Data warehouses are used for storing structured, processed data.
This type of data is used by Peak for analysis and decision making.
Peak requires a data warehouse to be configured so that core features such as Data Sources and SQL Explorer can be used.

This article describes how to connect your Snowflake data warehouse to Peak.


Contents


Process overview

To connect Peak to your Snowflake data warehouse, you will need to complete the following steps in both your Snowflake cluster account and in your Peak organization.

In your Snowflake cluster account:

  1. Get details of your account.
    See below for a list of the information you’ll need.

  2. Set up storage integration between your Snowflake cluster account and the Amazon S3 data lake.
    This involves running a script in your account. See below for details. 

In Peak:

There are four steps to complete during this process.

  1. Details
    This step lets you name your data warehouse and specify the type of data warehouse that you want to use (in this case, Snowflake).

  2. Configuration
    This step lets you specify the Snowflake cluster details for your organization.
    Use the details that you have copied from your Snowflake account.

  3. Data Lake
    This step lets you link your data warehouse to a data lake.
    They must be in the same region.

  4. Review
    Once you have entered all of your configuration details, this step lets you review everything before saving.


Get details of your Snowflake cluster

Go to your Snowflake account and get the following details for your Snowflake cluster:

  • account ID

  • password

  • user

  • default_role

  • owner
    Customer managed is the default value for both Peak managed or customer managed

  • region
    This must be the same region that your data lake is located

  • database

  • default_schema
    This is the schema that Peak will have read/write access for

  • default_warehouse

  • default_storage_integration


Set up storage integration

Before you configure your Snowflake data lake to work with Peak, you must set up storage integration between your Snowflake cluster account and the Amazon S3 data lake.

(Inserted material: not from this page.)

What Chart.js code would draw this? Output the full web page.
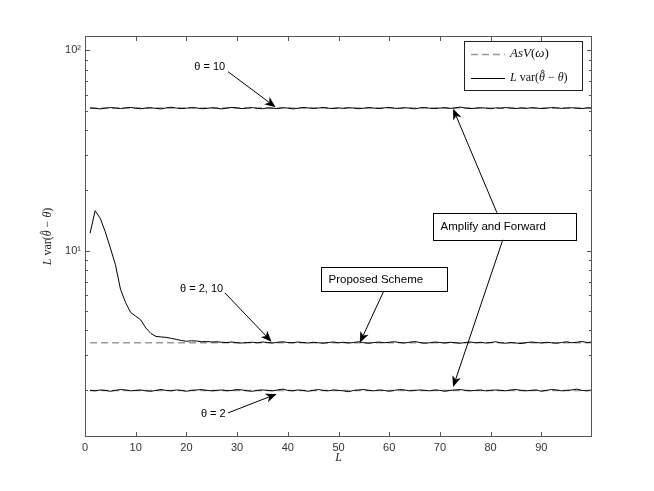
<!DOCTYPE html>
<html>
<head>
<meta charset="utf-8">
<script src="https://cdn.jsdelivr.net/npm/chart.js@4/dist/chart.umd.min.js"></script>
<style>
  body { margin: 0; background: #fff; }
  #wrap { width: 654px; height: 491px; }
</style>
</head>
<body>
<div id="wrap"><canvas id="chart" width="654" height="491"></canvas></div>
<script>
  // L = 1..100 (x categories)
  const L = Array.from({ length: 100 }, (_, i) => i + 1);

  // simulated L var(theta_hat - theta), theta = 10
  const theta10 = [
    51.6, 51.3, 51.0, 51.4, 51.8, 51.5, 51.2, 51.6, 51.9, 51.4, 51.1, 51.5, 51.7, 51.3, 51.0, 51.6, 52.0, 51.5, 51.2, 51.4,
    51.8, 51.6, 51.1, 51.3, 51.7, 51.4, 51.0, 51.5, 51.9, 51.6, 51.2, 51.5, 51.8, 51.3, 51.1, 51.6, 51.4, 51.2, 51.7, 51.5,
    51.0, 51.4, 51.8, 51.6, 51.3, 51.5, 51.9, 51.4, 51.2, 51.6, 51.3, 51.7, 51.5, 51.1, 51.4, 51.8, 51.5, 51.2, 51.6, 51.9,
    51.4, 51.3, 51.7, 51.5, 51.0, 51.6, 51.8, 51.4, 51.2, 51.5, 51.7, 51.3, 51.6, 52.1, 51.5, 51.2, 51.4, 51.7, 51.5, 51.1,
    51.6, 51.4, 51.8, 51.5, 51.2, 51.6, 51.3, 51.7, 51.5, 51.2, 51.4, 51.8, 51.6, 51.3, 51.5, 51.7, 51.4, 51.2, 51.6, 51.5
  ];

  // proposed scheme, theta = 2, 10
  const proposed = [
    12.2, 15.8, 14.5, 12.4, 10.3, 8.5, 6.4, 5.5, 4.9, 4.7, 4.5, 4.1, 3.85, 3.72, 3.70, 3.68, 3.64, 3.60, 3.55, 3.52,
    3.54, 3.53, 3.50, 3.51, 3.49, 3.50, 3.48, 3.47, 3.49, 3.46, 3.45, 3.47, 3.48, 3.46, 3.49, 3.47, 3.45, 3.48, 3.50, 3.47,
    3.46, 3.49, 3.47, 3.45, 3.48, 3.46, 3.44, 3.47, 3.49, 3.46, 3.48, 3.45, 3.47, 3.50, 3.46, 3.44, 3.47, 3.49, 3.46, 3.48,
    3.50, 3.47, 3.45, 3.48, 3.51, 3.47, 3.44, 3.46, 3.49, 3.47, 3.45, 3.48, 3.46, 3.44, 3.47, 3.49, 3.46, 3.48, 3.45, 3.47,
    3.50, 3.46, 3.44, 3.47, 3.45, 3.43, 3.46, 3.49, 3.47, 3.45, 3.48, 3.46, 3.44, 3.47, 3.50, 3.46, 3.48, 3.51, 3.47, 3.49
  ];

  // theta = 2
  const theta2 = [
    2.00, 1.99, 2.01, 2.00, 1.98, 2.00, 2.02, 2.01, 1.99, 2.00, 2.01, 1.99, 1.98, 2.00, 2.02, 2.00, 1.99, 2.01, 2.00, 1.98,
    2.00, 2.01, 2.02, 2.00, 1.99, 2.00, 2.01, 1.99, 2.00, 2.02, 2.01, 1.99, 1.98, 2.00, 2.01, 2.00, 1.99, 2.01, 2.03, 2.00,
    1.99, 2.01, 2.00, 1.98, 2.00, 2.02, 2.00, 1.99, 2.01, 2.00, 1.99, 1.97, 2.00, 2.01, 2.02, 2.00, 1.99, 2.01, 2.00, 1.98,
    2.00, 2.02, 2.01, 1.99, 2.00, 2.01, 2.00, 1.99, 2.01, 2.00, 1.98, 2.00, 2.01, 2.02, 2.00, 1.99, 2.00, 2.01, 1.99, 2.00,
    2.01, 2.00, 1.99, 2.01, 2.02, 2.00, 1.99, 2.00, 2.01, 1.98, 2.00, 2.02, 2.01, 1.99, 2.00, 2.01, 2.03, 2.00, 1.99, 2.01
  ];

  // asymptotic variance AsV(w) levels
  const asvLevels = [51.5, 3.46, 2.0];

  // axis ticks
  const xTicks = [0, 10, 20, 30, 40, 50, 60, 70, 80, 90];
  const yMajor = [10, 100];
  const yMajorLabels = ['10\u00B9', '10\u00B2'];
  const yMinor = [2, 3, 4, 5, 6, 7, 8, 9, 20, 30, 40, 50, 60, 70, 80, 90];

  // annotations, in data coordinates (L, value)
  const labelNotes = [
    { text: '\u03B8 = 10', at: [24.6, 82.9], tail: [28.2, 78.3], head: [37.6, 52.0] },
    { text: '\u03B8 = 2, 10', at: [23.0, 6.43], tail: [27.6, 6.14], head: [36.8, 3.50] },
    { text: '\u03B8 = 2', at: [25.3, 1.52], tail: [28.2, 1.543], head: [37.8, 1.92] }
  ];
  const boxNotes = [
    { text: 'Proposed Scheme', box: [46.5, 8.29, 71.4, 6.29],
      arrows: [{ tail: [58.95, 6.29], head: [54.2, 3.46] }] },
    { text: 'Amplify and Forward', box: [68.6, 15.44, 96.85, 11.31],
      arrows: [{ tail: [81.25, 15.44], head: [72.6, 51.1] }, { tail: [82.4, 11.31], head: [72.6, 2.08] }] }
  ];

  // [text, italic, hat]
  const varLabel = [['L', true], [' var(', false], ['\u03B8', true, true], [' \u2212 ', false], ['\u03B8', true], [')', false]];
  const asvLabel = [['AsV', true], ['(', false], ['\u03C9', true], [')', false]];

  function mathWidth(ctx, parts, size) {
    let w = 0;
    parts.forEach(p => {
      ctx.font = (p[1] ? 'italic ' : '') + size + 'px "Liberation Serif"';
      w += ctx.measureText(p[0]).width;
    });
    return w;
  }

  function drawMath(ctx, parts, x, y, size, align) {
    let cx = x;
    if (align === 'center') cx = x - mathWidth(ctx, parts, size) / 2;
    ctx.textBaseline = 'middle';
    ctx.textAlign = 'left';
    parts.forEach(p => {
      ctx.font = (p[1] ? 'italic ' : '') + size + 'px "Liberation Serif"';
      ctx.fillText(p[0], cx, y);
      const w = ctx.measureText(p[0]).width;
      if (p[2]) {
        // hat over theta
        const hx = cx + w * 0.62, half = w * 0.28;
        ctx.save();
        ctx.strokeStyle = ctx.fillStyle;
        ctx.lineWidth = 0.8;
        ctx.beginPath();
        ctx.moveTo(hx - half, y - size * 0.5);
        ctx.lineTo(hx, y - size * 0.68);
        ctx.lineTo(hx + half, y - size * 0.5);
        ctx.stroke();
        ctx.restore();
      }
      cx += w;
    });
  }

  function drawArrow(ctx, x1, y1, x2, y2) {
    const ang = Math.atan2(y2 - y1, x2 - x1);
    const len = 11, half = 4.5, notch = 8;
    const bx = x2 - Math.cos(ang) * notch, by = y2 - Math.sin(ang) * notch;
    ctx.beginPath();
    ctx.moveTo(x1, y1);
    ctx.lineTo(bx, by);
    ctx.stroke();
    const c = Math.cos(ang), s = Math.sin(ang);
    ctx.beginPath();
    ctx.moveTo(x2, y2);
    ctx.lineTo(x2 - c * len - s * half, y2 - s * len + c * half);
    ctx.lineTo(bx, by);
    ctx.lineTo(x2 - c * len + s * half, y2 - s * len - c * half);
    ctx.closePath();
    ctx.fill();
  }

  const figureExtras = {
    id: 'figureExtras',
    afterDraw(chart) {
      const ctx = chart.ctx;
      const area = chart.chartArea;
      const xs = chart.scales.x, ys = chart.scales.y;
      const px = v => xs.getPixelForValue(v);
      const py = v => ys.getPixelForValue(v);

      ctx.save();
      // axes box and inward ticks
      ctx.strokeStyle = '#555';
      ctx.lineWidth = 1;
      ctx.strokeRect(area.left + 0.5, area.top + 0.5, area.width - 1, area.height - 1);
      ctx.beginPath();
      xTicks.forEach(v => {
        const x = Math.round(px(v)) + 0.5;
        ctx.moveTo(x, area.bottom); ctx.lineTo(x, area.bottom - 5);
        ctx.moveTo(x, area.top); ctx.lineTo(x, area.top + 5);
      });
      yMajor.forEach(v => {
        const y = Math.round(py(v)) + 0.5;
        ctx.moveTo(area.left, y); ctx.lineTo(area.left + 5, y);
        ctx.moveTo(area.right, y); ctx.lineTo(area.right - 5, y);
      });
      yMinor.forEach(v => {
        const y = Math.round(py(v)) + 0.5;
        ctx.moveTo(area.left, y); ctx.lineTo(area.left + 3, y);
        ctx.moveTo(area.right, y); ctx.lineTo(area.right - 3, y);
      });
      ctx.stroke();

      // axis titles
      ctx.fillStyle = '#222';
      drawMath(ctx, [['L', true]], (area.left + area.right) / 2, 458, 12, 'center');
      ctx.save();
      ctx.translate(48, (area.top + area.bottom) / 2);
      ctx.rotate(-Math.PI / 2);
      drawMath(ctx, varLabel, 0, 0, 12, 'center');
      ctx.restore();

      // legend
      const lw = 118, lh = 49;
      const lx = area.right - 10 - lw, ly = area.top + 5;
      ctx.fillStyle = '#fff';
      ctx.fillRect(lx, ly, lw, lh);
      ctx.strokeStyle = '#222';
      ctx.strokeRect(lx + 0.5, ly + 0.5, lw, lh);
      ctx.strokeStyle = '#999';
      ctx.lineWidth = 1.5;
      ctx.setLineDash([7, 4]);
      ctx.beginPath();
      ctx.moveTo(lx + 7, ly + 13.5); ctx.lineTo(lx + 41, ly + 13.5);
      ctx.stroke();
      ctx.setLineDash([]);
      ctx.strokeStyle = '#000';
      ctx.lineWidth = 1;
      ctx.beginPath();
      ctx.moveTo(lx + 7, ly + 37.5); ctx.lineTo(lx + 41, ly + 37.5);
      ctx.stroke();
      ctx.fillStyle = '#111';
      drawMath(ctx, asvLabel, lx + 46, ly + 13, 13, 'left');
      drawMath(ctx, varLabel, lx + 46, ly + 37, 12, 'left');

      // labels with arrows
      ctx.fillStyle = '#000';
      ctx.strokeStyle = '#000';
      ctx.lineWidth = 1;
      labelNotes.forEach(n => {
        ctx.font = '11px "Liberation Sans"';
        ctx.textAlign = 'center';
        ctx.textBaseline = 'middle';
        ctx.fillText(n.text, px(n.at[0]), py(n.at[1]));
        drawArrow(ctx, px(n.tail[0]), py(n.tail[1]), px(n.head[0]), py(n.head[1]));
      });

      // boxed notes with arrows
      boxNotes.forEach(n => {
        const x1 = Math.round(px(n.box[0])) + 0.5, y1 = Math.round(py(n.box[1])) + 0.5;
        const x2 = Math.round(px(n.box[2])) + 0.5, y2 = Math.round(py(n.box[3])) + 0.5;
        ctx.fillStyle = '#fff';
        ctx.fillRect(x1, y1, x2 - x1, y2 - y1);
        ctx.strokeRect(x1, y1, x2 - x1, y2 - y1);
        ctx.fillStyle = '#000';
        ctx.font = '11.5px "Liberation Sans"';
        ctx.textAlign = 'left';
        ctx.textBaseline = 'middle';
        ctx.fillText(n.text, x1 + 7, (y1 + y2) / 2);
        n.arrows.forEach(a => {
          drawArrow(ctx, px(a.tail[0]), py(a.tail[1]), px(a.head[0]), py(a.head[1]));
        });
      });
      ctx.restore();
    }
  };

  const toPoints = arr => L.map((l, i) => ({ x: l, y: arr[i] }));
  const levelPoints = lvl => L.map(l => ({ x: l, y: lvl }));

  const solidStyle = { borderColor: '#000', borderWidth: 1, pointRadius: 0, tension: 0, fill: false, order: 1 };
  const dashStyle = { borderColor: '#9a9a9a', borderWidth: 1.5, borderDash: [7, 4], pointRadius: 0, tension: 0, fill: false, order: 2 };

  const chart = new Chart(document.getElementById('chart').getContext('2d'), {
    type: 'line',
    data: {
      datasets: [
        Object.assign({ label: 'AsV theta=10', data: levelPoints(asvLevels[0]) }, dashStyle),
        Object.assign({ label: 'AsV proposed', data: levelPoints(asvLevels[1]) }, dashStyle),
        Object.assign({ label: 'AsV theta=2', data: levelPoints(asvLevels[2]) }, dashStyle),
        Object.assign({ label: 'theta=10', data: toPoints(theta10) }, solidStyle),
        Object.assign({ label: 'proposed', data: toPoints(proposed) }, solidStyle),
        Object.assign({ label: 'theta=2', data: toPoints(theta2) }, solidStyle)
      ]
    },
    options: {
      responsive: false,
      devicePixelRatio: 1,
      animation: false,
      layout: { padding: { top: 36, right: 62, left: 0, bottom: 0 } },
      plugins: { legend: { display: false }, tooltip: { enabled: false } },
      scales: {
        x: {
          type: 'linear', min: 0, max: 100,
          grid: { display: false, drawTicks: false },
          border: { display: false },
          ticks: {
            padding: 4, color: '#333', maxRotation: 0, autoSkip: false,
            font: { family: 'Liberation Sans', size: 11 },
            callback: v => xTicks.includes(v) ? String(v) : ''
          },
          afterBuildTicks: s => { s.ticks = xTicks.map(v => ({ value: v })); },
          afterFit: s => { s.height = 54; }
        },
        y: {
          type: 'logarithmic', min: 1.17, max: 118,
          grid: { display: false, drawTicks: false },
          border: { display: false },
          ticks: {
            padding: 4, color: '#333', autoSkip: false,
            font: { family: 'Liberation Sans', size: 11 },
            callback: v => { const i = yMajor.indexOf(v); return i >= 0 ? yMajorLabels[i] : ''; }
          },
          afterBuildTicks: s => { s.ticks = yMajor.map(v => ({ value: v })); },
          afterFit: s => { s.width = 85; }
        }
      }
    },
    plugins: [figureExtras]
  });
</script>
</body>
</html>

For more information on this process, see Snowflake docs: Create storage integration


To set up storage integration, go to your Snowflake cluster account and run the following script:


USE ROLE accountadmin;

CREATE STORAGE INTEGRATION SNOWFLAKEUSER_STORAGE_INTEGRATION
type = external_stage
storage_provider = s3
enabled = true
storage_aws_role_arn = 'arn:aws:iam::<Prod Account number>:role/prod-<tenant Name>-System'
storage_allowed_locations = ('s3://<Bucket Name>/<Root Path>')
storage_aws_object_acl = 'bucket-owner-full-control';

USE ROLE accountadmin;
GRANT usage
ON integration SNOWFLAKEUSER_STORAGE_INTEGRATION
TO role SNOWFLAKEUSER_GP_ROLE;

Script details

  • Prod Account number
    The AWS account number for the S3 storage.

  • tenant Name
    This must be entered in lower case with no special characters or spaces.

  • Bucket Name
    This is the name of the S3 bucket that was entered when your organization’s data lake was configured.
    To find the name, go to Dock > Data Bridge > Data Lake and click the expand icon.

  • Root path
    This is the root path of the S3 Bucket that was entered when your organization’s data lake was configured.
    To find the name, go to Dock > Data Bridge > Data Lake and click the expand icon.

  • Account admin role
    Use the accountadmin role to create the storage integration.

  • Storage integration name
    The name SNOWFLAKEUSER_STORAGE_INTEGRATION can be changed.
    If you do this, make sure you also change the name:
    • in the script at GRANT usage
    • when setting up data warehouse connection under default_storage_integration

Getting to the screens

To connect to a new data warehouse:

  1. Go to Dock > Data Bridge.

  2. Click ADD DATA WAREHOUSE.



Entering the data warehouse details

  1. Name your data warehouse connection.
    The name must be unique to your Peak organization. 
    Only alphanumeric characters and underscores are allowed.
    The name cannot be changed after the connection has been set up.

  2. Choose Snowflake then click NEXT to move to the Configuration stage.



Snowflake configuration

For this step, you will need the Snowflake cluster details that you gathered at the start of the process.

Once you have entered the details, check the connection by clicking the Test button.

The storage integration isn't tested as part of this process.



Data lake

This step lets you link your data warehouse to a data lake.
Linking the two gives you faster speeds, reduced latency and more flexibility.

Select the required on from the drop-down and click NEXT.

Your data lake and data warehouse must be in the same region.


Reviewing your connection

Before you complete the configuration process, you can review the details you have given at each stage of the process.

  1. To make changes, click Edit next to the option you want to change.



  2. Once the details are correct, click FINISH.
    You will be taken back to the Data Bridge listing screen and your newly configured data warehouse will be shown as ‘Active’.